> **Short task**: Pictures stay out. Extract the lines below from the first one through the line with "1.15, 1.6, 2.14]", both included.

> **Given information**:
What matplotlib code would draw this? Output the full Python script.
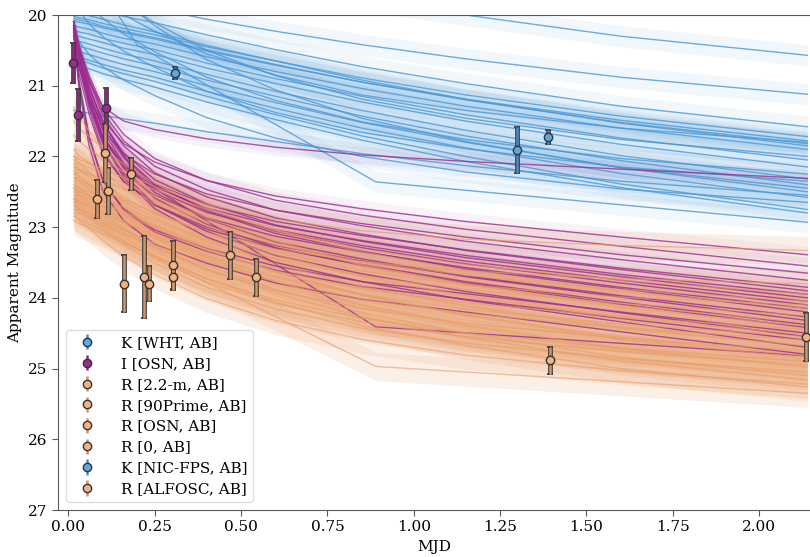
import numpy as np
import matplotlib.pyplot as plt

plt.rcParams['font.family'] = ['DejaVu Serif']

# knot times (days) for the model light curves
t_model = [0.015, 0.03, 0.06, 0.1, 0.16, 0.25, 0.4, 0.6, 0.85, 1.15, 1.6, 2.14]

mod_K = [
    [18.3, 18.4, 18.55, 18.7, 18.85, 19.05, 19.3, 19.6, 19.8, 20.0, 20.3, 20.57],
    [19.7, 19.71, 19.74, 19.79, 19.84, 19.91, 20.06, 20.23, 20.42, 20.62, 20.88, 21.12],
    [19.85, 19.87, 19.9, 19.95, 20.02, 20.11, 20.28, 20.49, 20.73, 20.97, 21.29, 21.58],
    [20.02, 20.04, 20.07, 20.12, 20.19, 20.28, 20.45, 20.65, 20.89, 21.13, 21.43, 21.72],
    [20.08, 20.1, 20.13, 20.18, 20.25, 20.34, 20.51, 20.71, 20.95, 21.19, 21.49, 21.78],
    [19.3, 19.43, 19.63, 19.8, 20.0, 20.23, 20.55, 20.85, 21.13, 21.35, 21.6, 21.8],
    [20.15, 20.17, 20.2, 20.26, 20.33, 20.41, 20.59, 20.8, 21.04, 21.29, 21.6, 21.9],
    [19.0, 19.15, 19.39, 19.6, 19.84, 20.11, 20.5, 20.86, 21.19, 21.46, 21.76, 22.0],
    [20.22, 20.24, 20.27, 20.33, 20.4, 20.49, 20.68, 20.9, 21.15, 21.41, 21.74, 22.05],
    [20.28, 20.3, 20.34, 20.39, 20.47, 20.56, 20.75, 20.97, 21.23, 21.5, 21.83, 22.15],
    [19.5, 19.64, 19.86, 20.05, 20.27, 20.52, 20.88, 21.21, 21.51, 21.76, 22.03, 22.25],
    [20.35, 20.37, 20.41, 20.47, 20.55, 20.65, 20.84, 21.08, 21.35, 21.63, 21.99, 22.32],
    [20.42, 20.44, 20.48, 20.54, 20.62, 20.72, 20.92, 21.15, 21.43, 21.71, 22.06, 22.4],
    [18.8, 18.98, 19.27, 19.53, 19.82, 20.15, 20.63, 21.06, 21.46, 21.79, 22.16, 22.45],
    [20.5, 20.52, 20.56, 20.62, 20.7, 20.8, 21.0, 21.24, 21.52, 21.8, 22.16, 22.5],
    [20.58, 20.6, 20.64, 20.7, 20.78, 20.88, 21.08, 21.32, 21.6, 21.88, 22.24, 22.58],
    [20.25, 20.37, 20.56, 20.73, 20.92, 21.14, 21.45, 21.74, 22.0, 22.22, 22.46, 22.65],
    [21.35, 21.36, 21.39, 21.42, 21.47, 21.53, 21.65, 21.79, 21.96, 22.13, 22.35, 22.55],
    [20.62, 20.64, 20.68, 20.75, 20.83, 20.94, 21.15, 21.41, 21.71, 22.0, 22.39, 22.75],
    [19.8, 19.93, 20.13, 20.31, 20.51, 20.74, 21.08, 21.38, 21.66, 21.89, 22.15, 22.35],
    [20.05, 20.07, 20.1, 20.16, 20.23, 20.32, 20.49, 20.7, 20.95, 21.2, 21.52, 21.82],
    [19.95, 19.97, 20.01, 20.06, 20.14, 20.24, 20.43, 20.65, 20.92, 21.19, 21.53, 21.85],
    [20.7, 20.72, 20.76, 20.83, 20.91, 21.02, 21.23, 21.48, 21.77, 22.07, 22.44, 22.8],
]

mod_I = [
    [20.1, 20.4, 20.95, 21.3, 21.5, 21.62, 21.75, 21.87, 21.98, 22.07, 22.18, 22.31],
    [20.12, 20.55, 21.04, 21.49, 21.82, 22.08, 22.34, 22.56, 22.74, 22.92, 23.14, 23.39],
    [20.1, 20.45, 20.86, 21.31, 21.69, 22.03, 22.34, 22.62, 22.83, 23.03, 23.27, 23.55],
    [20.15, 20.61, 21.13, 21.62, 21.97, 22.25, 22.53, 22.76, 22.95, 23.14, 23.39, 23.65],
    [20.1, 20.47, 20.9, 21.38, 21.78, 22.14, 22.47, 22.76, 22.98, 23.2, 23.46, 23.75],
    [20.2, 20.67, 21.22, 21.73, 22.1, 22.39, 22.68, 22.92, 23.12, 23.32, 23.58, 23.85],
    [20.1, 20.48, 20.94, 21.43, 21.85, 22.23, 22.57, 22.87, 23.1, 23.33, 23.6, 23.9],
    [20.15, 20.64, 21.21, 21.75, 22.13, 22.43, 22.73, 22.98, 23.19, 23.4, 23.67, 23.95],
    [20.2, 20.58, 21.04, 21.53, 21.95, 22.33, 22.67, 22.97, 23.2, 23.43, 23.7, 24.0],
    [20.1, 20.61, 21.21, 21.76, 22.15, 22.47, 22.79, 23.04, 23.26, 23.48, 23.75, 24.05],
    [20.25, 20.64, 21.1, 21.6, 22.02, 22.41, 22.75, 23.06, 23.29, 23.52, 23.79, 24.1],
    [20.15, 20.67, 21.27, 21.83, 22.23, 22.55, 22.87, 23.13, 23.35, 23.57, 23.85, 24.15],
    [20.1, 20.51, 21.0, 21.54, 21.99, 22.4, 22.77, 23.09, 23.34, 23.59, 23.87, 24.2],
    [20.3, 20.82, 21.41, 21.97, 22.36, 22.68, 23.0, 23.26, 23.48, 23.69, 23.97, 24.27],
    [20.2, 20.61, 21.11, 21.64, 22.1, 22.51, 22.88, 23.21, 23.45, 23.7, 23.99, 24.32],
    [20.15, 20.7, 21.33, 21.93, 22.35, 22.69, 23.03, 23.3, 23.53, 23.77, 24.06, 24.38],
    [20.25, 20.67, 21.17, 21.71, 22.17, 22.59, 22.96, 23.29, 23.54, 23.79, 24.09, 24.42],
    [20.2, 20.97, 21.75, 22.35, 22.74, 23.04, 23.3, 23.55, 23.77, 23.94, 24.2, 24.5],
    [20.3, 20.73, 21.24, 21.79, 22.26, 22.68, 23.06, 23.4, 23.66, 23.91, 24.21, 24.55],
    [20.1, 20.91, 21.72, 22.35, 22.76, 23.07, 23.34, 23.61, 23.84, 24.02, 24.29, 24.6],
    [20.25, 20.7, 21.23, 21.81, 22.3, 22.74, 23.14, 23.5, 23.77, 24.03, 24.34, 24.7],
    [20.2, 21.03, 21.86, 22.5, 22.91, 23.24, 23.51, 23.79, 24.02, 24.2, 24.48, 24.8],
]

mod_R = [
    [21.7, 21.78, 21.9, 22.04, 22.22, 22.43, 22.68, 22.89, 23.05, 23.17, 23.26, 23.33],
    [21.9, 21.99, 22.09, 22.24, 22.44, 22.67, 22.98, 23.25, 23.49, 23.68, 23.88, 24.05],
    [22.0, 22.04, 22.1, 22.18, 22.3, 22.47, 22.75, 23.05, 23.35, 23.61, 23.91, 24.15],
    [22.1, 22.19, 22.29, 22.44, 22.64, 22.87, 23.18, 23.45, 23.69, 23.88, 24.08, 24.25],
    [22.15, 22.19, 22.25, 22.34, 22.46, 22.63, 22.92, 23.23, 23.54, 23.8, 24.11, 24.35],
    [22.2, 22.29, 22.4, 22.56, 22.76, 23.01, 23.33, 23.62, 23.87, 24.07, 24.27, 24.45],
    [22.3, 22.34, 22.4, 22.49, 22.61, 22.79, 23.08, 23.39, 23.7, 23.97, 24.28, 24.52],
    [22.35, 22.44, 22.55, 22.71, 22.91, 23.16, 23.48, 23.77, 24.02, 24.22, 24.42, 24.6],
    [22.4, 22.45, 22.5, 22.59, 22.72, 22.9, 23.2, 23.52, 23.84, 24.11, 24.43, 24.68],
    [22.45, 22.54, 22.66, 22.82, 23.03, 23.28, 23.6, 23.9, 24.15, 24.36, 24.57, 24.75],
    [22.5, 22.55, 22.6, 22.7, 22.82, 23.01, 23.31, 23.64, 23.96, 24.24, 24.56, 24.82],
    [22.55, 22.64, 22.76, 22.93, 23.14, 23.4, 23.73, 24.03, 24.29, 24.5, 24.71, 24.9],
    [22.6, 22.65, 22.71, 22.8, 22.93, 23.12, 23.43, 23.77, 24.1, 24.39, 24.72, 24.98],
    [22.65, 22.75, 22.87, 23.03, 23.25, 23.51, 23.85, 24.16, 24.43, 24.64, 24.86, 25.05],
    [22.7, 22.75, 22.81, 22.9, 23.04, 23.23, 23.54, 23.88, 24.21, 24.5, 24.84, 25.1],
    [22.75, 22.8, 22.86, 22.95, 23.09, 23.28, 23.59, 23.93, 24.27, 24.56, 24.89, 25.16],
    [22.8, 22.9, 23.02, 23.19, 23.41, 23.67, 24.01, 24.32, 24.59, 24.81, 25.03, 25.22],
    [22.9, 22.95, 23.01, 23.1, 23.23, 23.42, 23.73, 24.06, 24.39, 24.67, 25.0, 25.26],
    [21.5, 21.6, 21.72, 21.89, 22.11, 22.38, 22.73, 23.04, 23.31, 23.53, 23.75, 23.95],
    [21.3, 21.44, 21.64, 21.89, 22.2, 22.56, 22.98, 23.34, 23.62, 23.82, 23.99, 24.1],
    [22.05, 22.1, 22.16, 22.25, 22.38, 22.57, 22.87, 23.2, 23.53, 23.81, 24.14, 24.4],
    [22.25, 22.34, 22.46, 22.62, 22.83, 23.08, 23.4, 23.7, 23.95, 24.16, 24.37, 24.55],
    [22.45, 22.5, 22.56, 22.65, 22.79, 22.98, 23.29, 23.63, 23.96, 24.25, 24.59, 24.85],
    [22.6, 22.69, 22.81, 22.98, 23.19, 23.45, 23.78, 24.08, 24.34, 24.55, 24.76, 24.95],
    [22.0, 22.09, 22.22, 22.38, 22.58, 22.81, 23.08, 23.31, 23.49, 23.62, 23.73, 23.8],
]

# coarse-grid models (the ones with visible kinks)
coarse_K_t = [0.015, 0.2, 0.89, 2.14]
coarse_K_m = [19.0, 20.43, 22.36, 22.93]
coarse_I_t = [0.015, 0.06, 0.2, 0.89, 2.14]
coarse_I_m = [20.1, 21.2, 22.3, 24.41, 24.82]
coarse_R_t = [0.015, 0.89, 2.14]
coarse_R_m = [22.85, 24.97, 25.35]

# observations
obs_labels = ['K [WHT, AB]', 'I [OSN, AB]', 'R [2.2-m, AB]', 'R [90Prime, AB]',
              'R [OSN, AB]', 'R [0, AB]', 'K [NIC-FPS, AB]', 'R [ALFOSC, AB]']
obs_band = ['K', 'I', 'R', 'R', 'R', 'R', 'K', 'R']
obs_t = [[0.308], [0.013, 0.028, 0.11], [0.106, 0.082, 0.114, 0.18],
         [0.16, 0.22, 0.232], [0.302, 0.302], [0.468, 0.543],
         [1.30, 1.39], [1.394, 2.136]]
obs_mag = [[20.82], [20.68, 21.41, 21.32], [21.95, 22.6, 22.49, 22.25],
           [23.8, 23.7, 23.8], [23.54, 23.71], [23.40, 23.71],
           [21.91, 21.72], [24.88, 24.55]]
obs_err = [[0.09], [0.28, 0.37, 0.29], [0.41, 0.27, 0.33, 0.23],
           [0.4, 0.58, 0.25], [0.35, 0.17], [0.33, 0.26],
           [0.32, 0.1], [0.19, 0.34]]

line_col = {'K': '#4a98d8', 'I': '#9b2d8e', 'R': '#e99c66'}
face_col = {'K': '#5ea8e2', 'I': '#9b2d8e', 'R': '#f4b281'}
err_col = {'K': '#4a8cc8', 'I': '#8e2a82', 'R': '#cf9668'}
halfwidth = {'K': 0.15, 'I': 0.12, 'R': 0.2}
fill_alpha = {'K': 0.07, 'I': 0.06, 'R': 0.15}
line_alpha = {'K': 0.8, 'I': 0.8, 'R': 0.6}

fig = plt.figure(figsize=(8.1, 5.57), dpi=100)
ax = fig.add_axes([58 / 810, 47 / 557, 753 / 810, 495 / 557])

for band, mods, ct, cm in [('K', mod_K, coarse_K_t, coarse_K_m),
                           ('I', mod_I, coarse_I_t, coarse_I_m),
                           ('R', mod_R, coarse_R_t, coarse_R_m)]:
    curves = [(t_model, m) for m in mods] + [(ct, cm)]
    for tt, mm in curves:
        mm = np.array(mm)
        ax.fill_between(tt, mm - halfwidth[band], mm + halfwidth[band],
                        color=line_col[band], alpha=fill_alpha[band], lw=0)
        ax.plot(tt, mm, color=line_col[band], lw=1.0, alpha=line_alpha[band])

for lab, b, tt, mm, ee in zip(obs_labels, obs_band, obs_t, obs_mag, obs_err):
    ax.errorbar(tt, mm, yerr=ee, fmt='none', ecolor='#3a3a3a', elinewidth=3.4,
                capsize=2.5, capthick=1.3, zorder=5)
    ax.errorbar(tt, mm, yerr=ee, fmt='o', color=err_col[b], ecolor=err_col[b],
                elinewidth=1.8, ms=6, mfc=face_col[b], mec='#333333', mew=1.0,
                zorder=6, label=lab)

ax.set_xlim(-0.0304, 2.1506)
ax.set_ylim(27, 20)
ax.set_xticks(np.arange(0, 2.01, 0.25))
ax.set_yticks(np.arange(20, 28, 1))
ax.tick_params(labelsize=11, length=4, color='0.35')
for s in ax.spines.values():
    s.set_color('0.35')
ax.set_xlabel('MJD', fontsize=11)
ax.set_ylabel('Apparent Magnitude', fontsize=11)

leg = ax.legend(loc='lower left', fontsize=11, framealpha=0.85,
                handletextpad=1.2, borderpad=0.4, labelspacing=0.45)
leg.get_frame().set_edgecolor('0.85')

fig.savefig('out.png', dpi=100)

> **Reply to the task**:
What matplotlib code would draw this? Output the full Python script.
import numpy as np
import matplotlib.pyplot as plt

plt.rcParams['font.family'] = ['DejaVu Serif']

# knot times (days) for the model light curves
t_model = [0.015, 0.03, 0.06, 0.1, 0.16, 0.25, 0.4, 0.6, 0.85, 1.15, 1.6, 2.14]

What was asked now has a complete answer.